Should students have the option for a more practical life skills class at SMC?
Image c/o Saint Mary's College
By Lillian La Salle
Culture Section Editor/Visiting Opinion Columnist
Saint Mary’s is one of the few schools on the West Coast to offer a seminar course which some students adore and others despise. It's understandable to dislike seminar, especially if you had a subpar teacher who didn't know how to get that one kid with a few too many opinions to read the room and finally stop talking. We’ve all been there. Luckily, for the rising sophomores and future Gaels, they only need to take 3 seminars instead of 4. However, these core classes take up a lot of SMC credits that could go to taking some much-needed courses in the upper division major requirements.
What if instead of having us take one of these courses and learn not one, not two, but 5 or more different philosophical concepts that are too dense for any sane person to understand, we learned about some necessary skills that would help us after college?
What if instead of having multitudes of extra career courses, financial planning, and mental health gatherings, SMC actually put its efforts into creating a student improvement course to replace one of the seminars?
After two seminars, the whole reading and discussion with your fellow peers who probably also didn't do the reading becomes very repetitive, and our time could be spent learning about what an ROI and 401K are, or how to not get conned when we have to take out more student loans to continue to go to SMC. Don't get me wrong, I love seminars and think that we learn very valuable communication and close reading skills in this context, but like I said earlier, how different will our third or fourth seminar be from our first or second?
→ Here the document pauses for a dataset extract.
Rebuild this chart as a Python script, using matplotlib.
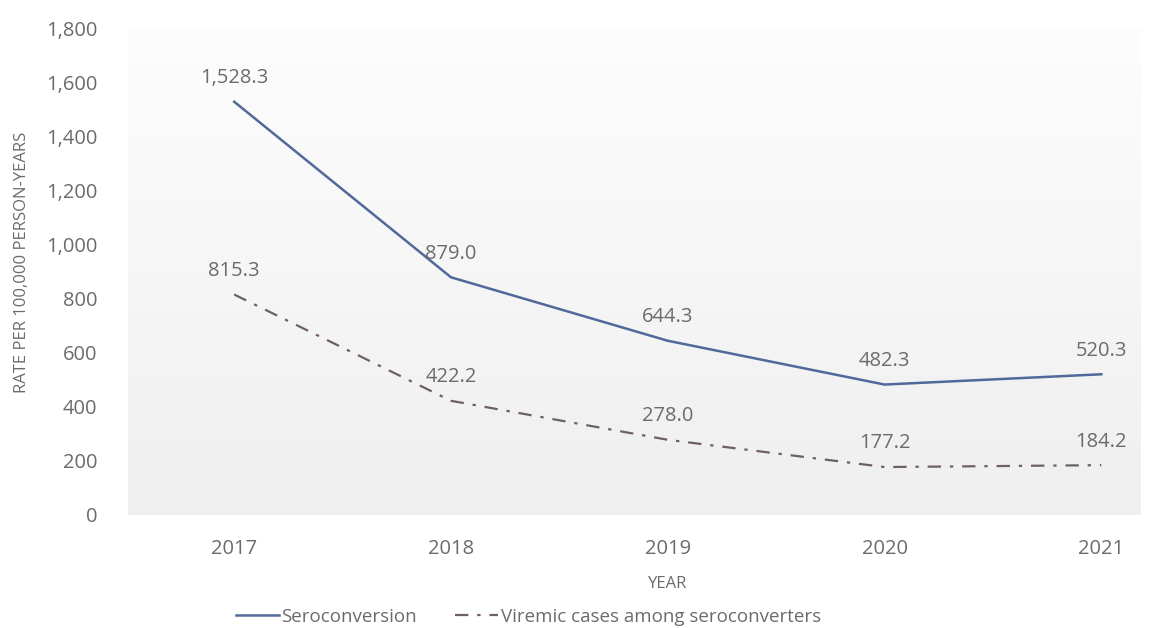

Meanwhile, we are floundering after college to try to invest in the right accounts so we can possibly support our family, buy a house, and pay for our kids' college, even though these three goals seem mutually exclusive nowadays.
We need to learn not only about the great texts but about what life experiences have shaped us as humans and what we don't like about ourselves and what we want to change about ourselves. SMC is good at shaping our identities in a very hands-on way, but it causes students immense stress to cope with self-discovery, friends, academics, activities, and all the other programs we need to complete in order to be eligible candidates for a successful career in the future. We can't be left on our own to fit all the important parts of adulthood into the cracks of the already bursting schedule filled with parents, advisors, and friends' expectations of us. We need the seminar to become a course that helps students understand how to lead a productive and successful life after college and gives them all the proper financial and social skills we need to know how to use in order to accomplish our goals.